Start Exercise input

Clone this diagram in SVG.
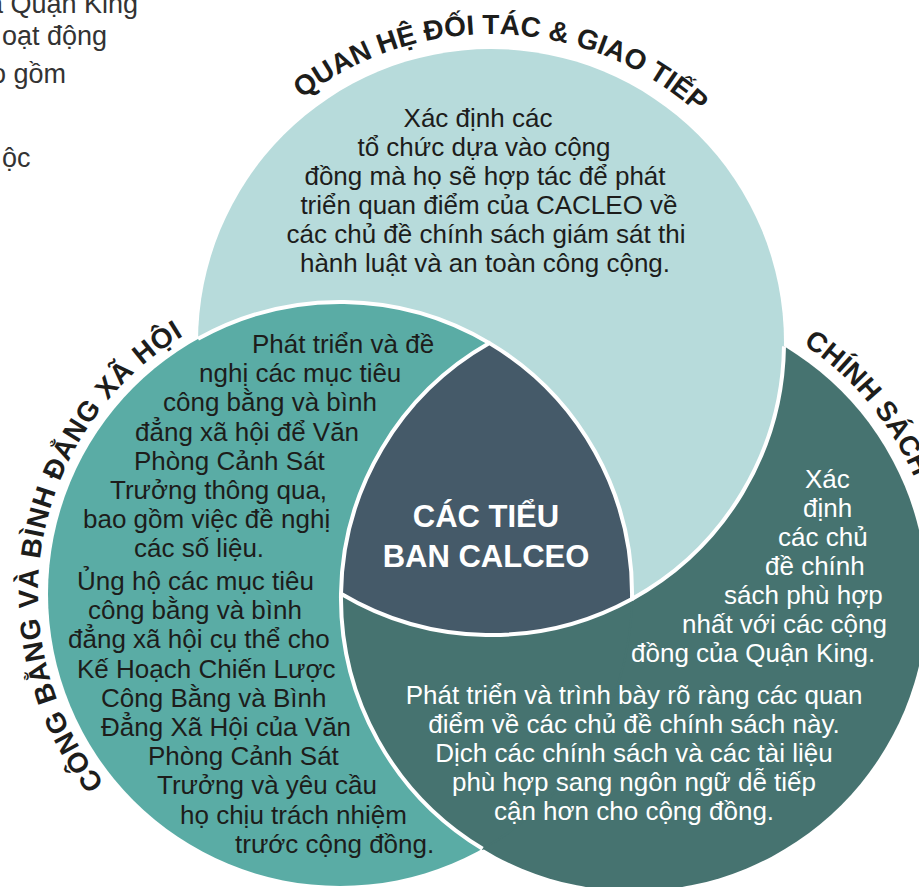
<svg xmlns="http://www.w3.org/2000/svg" width="919" height="887" viewBox="0 0 919 887">
<style>
.t{font-family:"Liberation Sans",Arial,sans-serif;font-size:26px;fill:#1d1d1b}
.w{fill:#ffffff}
.bg{font-family:"Liberation Sans",Arial,sans-serif;font-size:27px;fill:#333333}
.ttl{font-family:"Liberation Sans",Arial,sans-serif;font-size:28px;font-weight:bold;fill:#1d1d1b}
.ctr{font-family:"Liberation Sans",Arial,sans-serif;font-size:31px;font-weight:bold;fill:#ffffff}
.edge{fill:none;stroke:#ffffff;stroke-width:4}
</style>
<defs>
<path id="arcTop" d="M183,342 A308,308 0 0 1 799,342"/>
<path id="arcLeft" d="M340,896 A302,302 0 0 1 340,292"/>
<path id="arcRight" d="M634,293 A305,305 0 0 1 634,903"/>
</defs>
<g id="page-text">
<text class="bg" x="-12" y="13">a Quận King</text>
<text class="bg" x="2" y="45">oạt động</text>
<text class="bg" x="-9" y="83">o gồm</text>
<text class="bg" x="2" y="167">ộc</text>
</g>
<g id="circles">
<circle id="circle-policy" cx="634" cy="598" r="293" fill="#467370"/>
<circle id="circle-partnership" cx="491" cy="342" r="293" fill="#b7dbdb"/>
<circle id="circle-equity" cx="340" cy="594" r="292" fill="#5aaca5"/>
<path id="overlap-equity-policy" d="M489.4,343.1 A293,293 0 0 0 482.6,848.8 A292,292 0 0 0 489.4,343.1 Z" fill="#467370" stroke="#467370" stroke-width="2"/>
</g>
<g id="connectors">
<path class="edge" d="M784.0,346.3 A293,293 0 0 1 632.0,598.9"/>
<path class="edge" d="M198.0,338.8 A292,292 0 0 1 489.4,343.1"/>
<path class="edge" d="M341.0,593.7 A293,293 0 0 0 482.6,848.8"/>
</g>
<g id="node-center">
<path d="M489.4,343.1 A292,292 0 0 1 632.0,598.9 A293,293 0 0 1 341.0,593.7 A293,293 0 0 1 489.4,343.1 Z" fill="#455a69" stroke="#ffffff" stroke-width="4"/>
<text class="ctr" text-anchor="middle" x="486" y="527">CÁC TIỂU</text>
<text class="ctr" text-anchor="middle" x="486" y="567">BAN CALCEO</text>
</g>
<g id="node-partnership">
<text class="ttl"><textPath href="#arcTop" startOffset="51.2%" text-anchor="middle">QUAN HỆ ĐỐI TÁC &amp; GIAO TIẾP</textPath></text>
<g class="t" text-anchor="middle">
<text x="478" y="127">Xác định các</text>
<text x="484" y="156">tổ chức dựa vào cộng</text>
<text x="485" y="185">đồng mà họ sẽ hợp tác để phát</text>
<text x="489" y="214">triển quan điểm của CACLEO về</text>
<text x="486" y="243">các chủ đề chính sách giám sát thi</text>
<text x="485" y="272">hành luật và an toàn công cộng.</text>
</g>
</g>
<g id="node-equity">
<text class="ttl" letter-spacing="0.8"><textPath href="#arcLeft" startOffset="55.6%" text-anchor="middle">CÔNG BẰNG VÀ BÌNH ĐẲNG XÃ HỘI</textPath></text>
<g class="t">
<text x="252" y="353">Phát triển và đề</text>
<text x="199" y="382">nghị các mục tiêu</text>
<text x="163" y="411">công bằng và bình</text>
<text x="135" y="441">đẳng xã hội để Văn</text>
<text x="134" y="470">Phòng Cảnh Sát</text>
<text x="110" y="499">Trưởng thông qua,</text>
<text x="83" y="528">bao gồm việc đề nghị</text>
<text x="134" y="557">các số liệu.</text>
<text x="77" y="590">Ủng hộ các mục tiêu</text>
<text x="88" y="619">công bằng và bình</text>
<text x="68" y="648">đẳng xã hội cụ thể cho</text>
<text x="77" y="678">Kế Hoạch Chiến Lược</text>
<text x="101" y="707">Công Bằng và Bình</text>
<text x="101" y="736">Đẳng Xã Hội của Văn</text>
<text x="148" y="765">Phòng Cảnh Sát</text>
<text x="157" y="794">Trưởng và yêu cầu</text>
<text x="180" y="824">họ chịu trách nhiệm</text>
<text x="235" y="853">trước cộng đồng.</text>
</g>
</g>
<g id="node-policy">
<text class="ttl"><textPath href="#arcRight" startOffset="18.7%">CHÍNH SÁCH</textPath></text>
<g class="t w">
<text x="805" y="488">Xác</text>
<text x="803" y="517">định</text>
<text x="778" y="546">các chủ</text>
<text x="765" y="575">đề chính</text>
<text x="724" y="604">sách phù hợp</text>
<text x="682" y="633">nhất với các cộng</text>
<text x="631" y="662">đồng của Quận King.</text>
</g>
<g class="t w" text-anchor="middle">
<text x="634" y="704">Phát triển và trình bày rõ ràng các quan</text>
<text x="634" y="733">điểm về các chủ đề chính sách này.</text>
<text x="634" y="762">Dịch các chính sách và các tài liệu</text>
<text x="634" y="791">phù hợp sang ngôn ngữ dễ tiếp</text>
<text x="634" y="820">cận hơn cho cộng đồng.</text>
</g>
</g>
</svg>
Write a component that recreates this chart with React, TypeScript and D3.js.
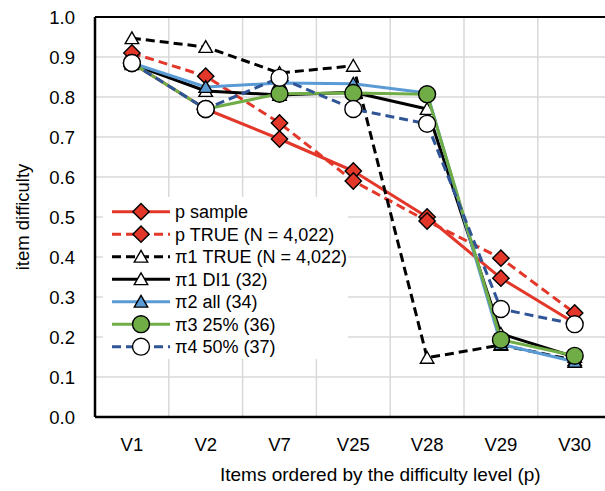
import React from 'react';
import * as d3 from 'd3';

const categories = ['V1', 'V2', 'V7', 'V25', 'V28', 'V29', 'V30'];
const yTicks = [0, 0.1, 0.2, 0.3, 0.4, 0.5, 0.6, 0.7, 0.8, 0.9, 1.0];

const pSample = [0.885, 0.77, 0.695, 0.615, 0.5, 0.347, 0.235];
const pTrue = [0.91, 0.852, 0.735, 0.59, 0.49, 0.397, 0.26];
const pi1True = [0.947, 0.925, 0.86, 0.878, 0.148, 0.18, 0.142];
const pi1Di1 = [0.882, 0.815, 0.805, 0.812, 0.77, 0.208, 0.15];
const pi2All = [0.885, 0.825, 0.835, 0.833, 0.81, 0.182, 0.138];
const pi3 = [0.885, 0.77, 0.808, 0.81, 0.807, 0.193, 0.153];
const pi4 = [0.885, 0.77, 0.848, 0.77, 0.733, 0.27, 0.232];

type Marker = 'diamond' | 'triangle' | 'circle';
interface Series {
  name: string;
  values: number[];
  color: string;
  dashed: boolean;
  marker: Marker;
  fill: string;
}

const series: Series[] = [
  { name: 'p sample', values: pSample, color: '#e3372a', dashed: false, marker: 'diamond', fill: '#e3372a' },
  { name: 'p TRUE (N = 4,022)', values: pTrue, color: '#e3372a', dashed: true, marker: 'diamond', fill: '#e3372a' },
  { name: 'π1 TRUE (N = 4,022)', values: pi1True, color: '#000000', dashed: true, marker: 'triangle', fill: '#ffffff' },
  { name: 'π1 DI1 (32)', values: pi1Di1, color: '#000000', dashed: false, marker: 'triangle', fill: '#ffffff' },
  { name: 'π2 all (34)', values: pi2All, color: '#5b9bd5', dashed: false, marker: 'triangle', fill: '#5b9bd5' },
  { name: 'π3 25% (36)', values: pi3, color: '#70ad47', dashed: false, marker: 'circle', fill: '#70ad47' },
  { name: 'π4 50% (37)', values: pi4, color: '#2f5597', dashed: true, marker: 'circle', fill: '#ffffff' },
];

const FONT = '"Liberation Sans", Arial, sans-serif';

const symbolFor = (m: Marker) => {
  if (m === 'diamond') return d3.symbol(d3.symbolDiamond2, 170)();
  if (m === 'triangle') return d3.symbol(d3.symbolTriangle2, 130)();
  return d3.symbol(d3.symbolCircle, 225)();
};

const MarkerShape = ({ s, x, y }: { s: Series; x: number; y: number }) => {
  const path = symbolFor(s.marker) as string;
  const dy = s.marker === 'triangle' ? 1.5 : 0;
  return (
    <path
      d={path}
      transform={`translate(${x},${y + dy})`}
      fill={s.fill}
      stroke="#000"
      strokeWidth={1.4}
      strokeLinejoin="miter"
    />
  );
};

const App = () => {
  const width = 605;
  const height = 491;
  const left = 95;
  const right = 611.6;
  const top = 17;
  const bottom = 417;

  const x = d3.scaleBand<string>().domain(categories).range([left, right]);
  const y = d3.scaleLinear().domain([0, 1]).range([bottom, top]);
  const cx = (c: string) => (x(c) as number) + x.bandwidth() / 2;

  const line = d3
    .line<number>()
    .x((_, i) => cx(categories[i]))
    .y(d => y(d));

  const legendX = 103;
  const legendY = 197;
  const rowH = 22.5;

  return (
    <svg width={width} height={height} style={{ position: 'absolute', left: 0, top: 0 }}>
      <rect width={width} height={height} fill="#fff" />
      {/* grid */}
      {yTicks.slice(1).map(t => (
        <line key={'gy' + t} x1={left} x2={right} y1={y(t)} y2={y(t)} stroke="#d9d9d9" strokeWidth={1.5} />
      ))}
      {categories.map(c => (
        <line key={'gx' + c} x1={(x(c) as number) + x.bandwidth()} x2={(x(c) as number) + x.bandwidth()} y1={top} y2={bottom} stroke="#d9d9d9" strokeWidth={1.5} />
      ))}
      {/* frame */}
      <line x1={left} x2={right} y1={top} y2={top} stroke="#000" strokeWidth={2} />
      <line x1={left} x2={right} y1={bottom} y2={bottom} stroke="#000" strokeWidth={2.5} />
      <line x1={left} x2={left} y1={top} y2={bottom} stroke="#000" strokeWidth={2.5} />

      {/* y tick labels */}
      {yTicks.map(t => (
        <text key={'ty' + t} x={75} y={y(t)} dy="0.36em" textAnchor="end" fontFamily={FONT} fontSize={18.5} fill="#000">
          {t.toFixed(1)}
        </text>
      ))}
      {categories.map(c => (
        <text key={'tx' + c} x={cx(c)} y={451} textAnchor="middle" fontFamily={FONT} fontSize={18.5} fill="#000">
          {c}
        </text>
      ))}
      <text x={220} y={481} textAnchor="start" fontFamily={FONT} fontSize={19} fill="#000">
        Items ordered by the difficulty level (p)
      </text>
      <text transform={`translate(29,217) rotate(-90)`} textAnchor="middle" fontFamily={FONT} fontSize={18.5} fill="#000">
        item difficulty
      </text>

      {/* series */}
      {series.map(s => (
        <g key={s.name}>
          <path
            d={line(s.values) as string}
            fill="none"
            stroke={s.color}
            strokeWidth={3}
            strokeDasharray={s.dashed ? '9,5' : undefined}
            strokeLinejoin="round"
          />
          {s.values.map((v, i) => (
            <MarkerShape key={i} s={s} x={cx(categories[i])} y={y(v)} />
          ))}
        </g>
      ))}

      {/* legend */}
      <rect x={legendX} y={legendY} width={245} height={162} fill="#fff" />
      {series.map((s, i) => {
        const ly = 211.7 + i * rowH;
        return (
          <g key={'lg' + s.name}>
            <line x1={112} x2={170} y1={ly} y2={ly} stroke={s.color} strokeWidth={3} strokeDasharray={s.dashed ? '9,5' : undefined} />
            <MarkerShape s={s} x={141} y={ly} />
            <text x={175} y={ly} dy="0.36em" fontFamily={FONT} fontSize={18} fill="#000">
              {s.name}
            </text>
          </g>
        );
      })}
    </svg>
  );
};

export default App;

End Exercise input

Work required: In the listing above, find the line with "Write a component" and the line with "0.8, 0.9, 1.0];". Set down both and every line between them, minus the pictures.

Complete output:
Write a component that recreates this chart with React, TypeScript and D3.js.
import React from 'react';
import * as d3 from 'd3';

const categories = ['V1', 'V2', 'V7', 'V25', 'V28', 'V29', 'V30'];
const yTicks = [0, 0.1, 0.2, 0.3, 0.4, 0.5, 0.6, 0.7, 0.8, 0.9, 1.0];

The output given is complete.